Четыре жизни. Хроника трудов и дней Павла Антокольского | страница 56



Поэме предпосланы два эпиграфа: из «Народных русских сказок» Афанасьева и из Пушкина: «Там царь Кашей над златом чахнет». Слова из «Руслана и Людмилы» как бы осеняют поэму.

Я уже приводил строки из «Фамильного портрета»: «А ты еще здравствуешь, хилый и хитрый, ведешь свою опись, Кощей!» Называя так героя, которому, в сущности, посвящено все стихотворение, поэт раскрывает его тайное тайных. Сказочный Кощей бессмертен. Поэтому и герой «Фамильного портрета», даже пустив себе пулю в «хрупкий висок», вырастает из-под гробовых плит с возгласом: «Где шляпа моя? Где шкатулка златая?»

От «Фамильного портрета» Антокольский прямой дорогой пришел к «Кощею». Поэма, как и стихотворение, построена исторически: в обоих случаях образ героя проходит сквозь века, сохраняя и умножая свойственные ему черты сверхчеловеческой страсти к золоту. Но в «Фамильном портрете» исторический план скомкан, века мелькают в некоей фантасмагорической спешке, характерной для первой поэтической жизни Антокольского (в своих избранных сочинениях поэт всегда дает это стихотворение, написанное в тридцатых годах, в разделе «Двадцатые годы»).

В «Кощее» же исторический план (восемьсот двенадцатый год, девятьсот пятый, девятьсот четырнадцатый, наконец, Октябрь девятьсот семнадцатого) дается совсем иначе — в реалистическом духе.

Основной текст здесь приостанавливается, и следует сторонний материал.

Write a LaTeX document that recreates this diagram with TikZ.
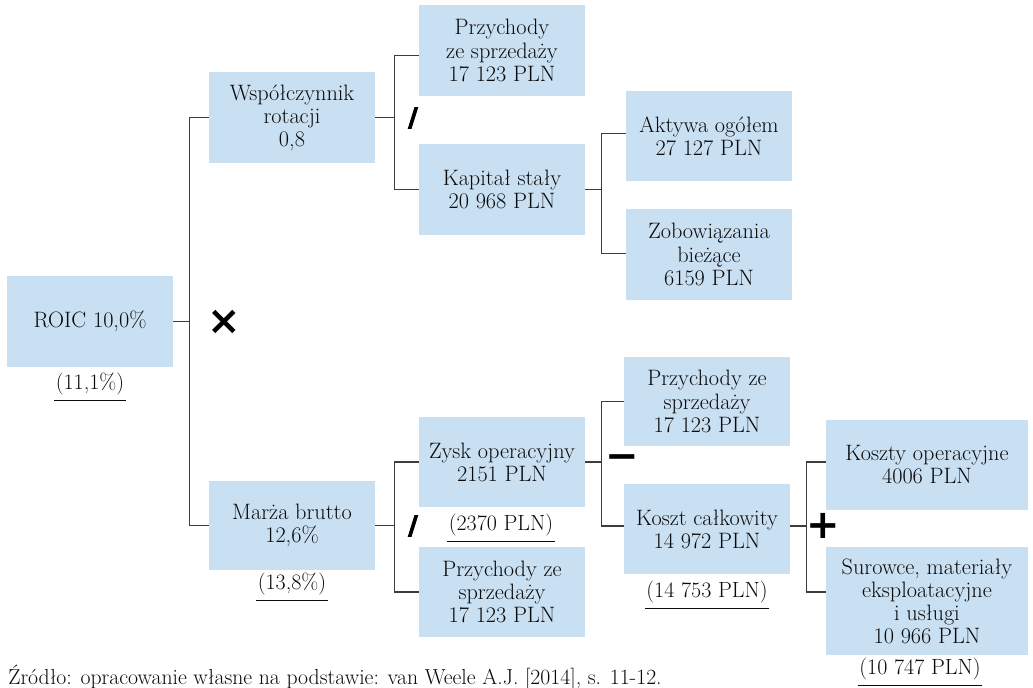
\documentclass[tikz,border=0pt]{standalone}
\usepackage{fontspec}
\newfontfamily\symfont{DejaVu Sans}
\newfontfamily\slashfont{DejaVu Sans}[FakeBold=4]
\definecolor{boxblue}{RGB}{201,223,242}
\definecolor{linegray}{RGB}{60,60,60}
\definecolor{txt}{RGB}{10,10,10}
\begin{document}
\begin{tikzpicture}[x=0.75pt,y=-0.75pt,
  every node/.style={text=txt},
  box/.style={fill=boxblue, draw=none, align=center, inner sep=0pt,
    font=\fontsize{16.7}{17.3}\selectfont, minimum width=124.5pt, minimum height=68pt},
  widebox/.style={box, minimum width=151.5pt},
  conn/.style={draw=linegray, line width=0.9pt},
  lbl/.style={anchor=base, inner sep=0pt, font=\fontsize{16.5}{17.3}\selectfont},
  uline/.style={draw=txt, line width=0.8pt},
  op/.style={inner sep=0pt, text=black, font=\symfont\bfseries\fontsize{30}{30}\selectfont},
  slash/.style={inner sep=0pt, text=black, font=\slashfont\bfseries\fontsize{19}{19}\selectfont}]
\useasboundingbox (0,0) rectangle (1033,688);

% boxes
\node[box] (roic) at (90,321.5) {ROIC 10,0\%};
\node[box] (wsp) at (292,117.5) {Współczynnik\\rotacji\\0,8};
\node[box, minimum height=67pt] (marza) at (292,525.5) {Marża brutto\\12,6\%};
\node[box] (p1) at (502,50.5) {Przychody\\ze sprzedaży\\17 123 PLN};
\node[box] (kap) at (502,189.5) {Kapitał stały\\20 968 PLN};
\node[box] (akt) at (709,136) {Aktywa ogółem\\27 127 PLN};
\node[box] (zob) at (709,254.5) {Zobowiązania\\bieżące\\6159 PLN};
\node[box] (zysk) at (502,462) {Zysk operacyjny\\2151 PLN};
\node[box] (p2) at (502,592) {Przychody ze\\sprzedaży\\17 123 PLN};
\node[box, minimum height=67pt] (p3) at (707,401.5) {Przychody ze\\sprzedaży\\17 123 PLN};
\node[box, minimum height=67.5pt] (koszt) at (707,529) {Koszt całkowity\\14 972 PLN};
\node[widebox, minimum height=67.5pt] (kop) at (927,465) {Koszty operacyjne\\4006 PLN};
\node[widebox, minimum height=81pt] (sur) at (927,601) {Surowce, materiały\\eksploatacyjne\\i usługi\\10 966 PLN};

% connectors
\draw[conn] (wsp.west) -- ++(-19,0) |- (roic.east);
\draw[conn] (marza.west) -- ++(-19,0) |- (roic.east);
\draw[conn] ([yshift=-4pt]p1.west) -- ++(-24,0) |- (wsp.east);
\draw[conn] (kap.west) -- ++(-24,0) |- (wsp.east);
\draw[conn] ([yshift=2pt]akt.west) -- ++(-24,0) |- (kap.east);
\draw[conn] ([yshift=1pt]zob.west) -- ++(-24,0) |- (kap.east);
\draw[conn] (zysk.west) -- ++(-24,0) |- (marza.east);
\draw[conn] (p2.west) -- ++(-24,0) |- (marza.east);
\draw[conn] (p3.west) -- ++(-22,0) |- (zysk.east);
\draw[conn] ([yshift=2.25pt]koszt.west) -- ++(-22,0) |- (zysk.east);
\draw[conn] ([yshift=2.25pt]kop.west) -- ++(-19,0) |- ([yshift=2.25pt]koszt.east);
\draw[conn] ([yshift=6.75pt]sur.west) -- ++(-19,0) |- ([yshift=2.25pt]koszt.east);

% operators
\node[op] (times) at (224,322) {×};
\node[slash] (div1) at (413,118) {/};
\node[slash] (div2) at (413,526) {/};
\node[op] (minus) at (622,462) {−};
\node[op] (plus) at (823,526) {+};

% previous-period labels
\node[lbl] (l1) at (90,389) {(11,1\%)};
\node[lbl] (l2) at (292,589) {(13,8\%)};
\node[lbl] (l3) at (501,530) {(2370 PLN)};
\node[lbl] (l4) at (707,597) {(14 753 PLN)};
\node[lbl] (l5) at (920,674) {(10 747 PLN)};
\foreach \n in {l1,l2,l3,l4,l5}
  \draw[uline] ([xshift=-1pt,yshift=-8.5pt]\n.base west) -- ([xshift=1pt,yshift=-8.5pt]\n.base east);

% source
\node[anchor=base west, inner sep=0pt, font=\fontsize{16.3}{17}\selectfont] (src) at (8,684)
  {Źródło: opracowanie własne na podstawie: van Weele A.J. [2014], s. 11-12.};
\end{tikzpicture}
\end{document}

При этом стих Антокольского ничего не теряет в своей выразительной силе, а лишь становится более мужественным и сосредоточенным.


Кончался прошлый век. В купеческих столовых
Сверкало, как огонь, из золоченых рам
Молчанье Врубеля, что на крылах лиловых,
Рыдая, пролетел по рухнувшим мирам.

Кощею приданы черты русского капиталиста, героя эпохи первоначального накопления, бегущего от революции и не теряющего надежды когда-нибудь вернуться с победой.

В русской народной сказке, чьи слова взяты одним из эпиграфов к поэме, Кощей говорит: «На море, на океане есть остров; на том острове дуб стоит, под дубом сундук зарыт, в сундуке — заяц, в зайце — утка, в утке — яйцо, а в яйце — моя смерть!»

Тема далекой смерти Кощея проходит через всю поэму: «Он чуял: ни в огне, ни в океанских водах нет гибели ему», «Где сказка? Где ларец? Где та рука, в которой зажата гибель старика?», «И снова жил Кощей, не молод и не стар», «Запечатана накрест Кощеева гибель».

Такова цепкая живучесть старого мира со всеми его ненавистными чертами, в первую очередь с неистребимой и всепоглощающей жаждой наживы. О Кощее трижды говорится: «А он все гибельней, живучей и тощее». Но как бы силен и живуч ни был Кощей, в каком бы несгораемом ящике ни прятал он «свою тысячелетнюю смерть», гибель его исторически неизбежна: «Мы... своей непридуманной праведной сказкой посмеемся — и восторжествуем над ним!» Так заканчивается поэма «Кощей».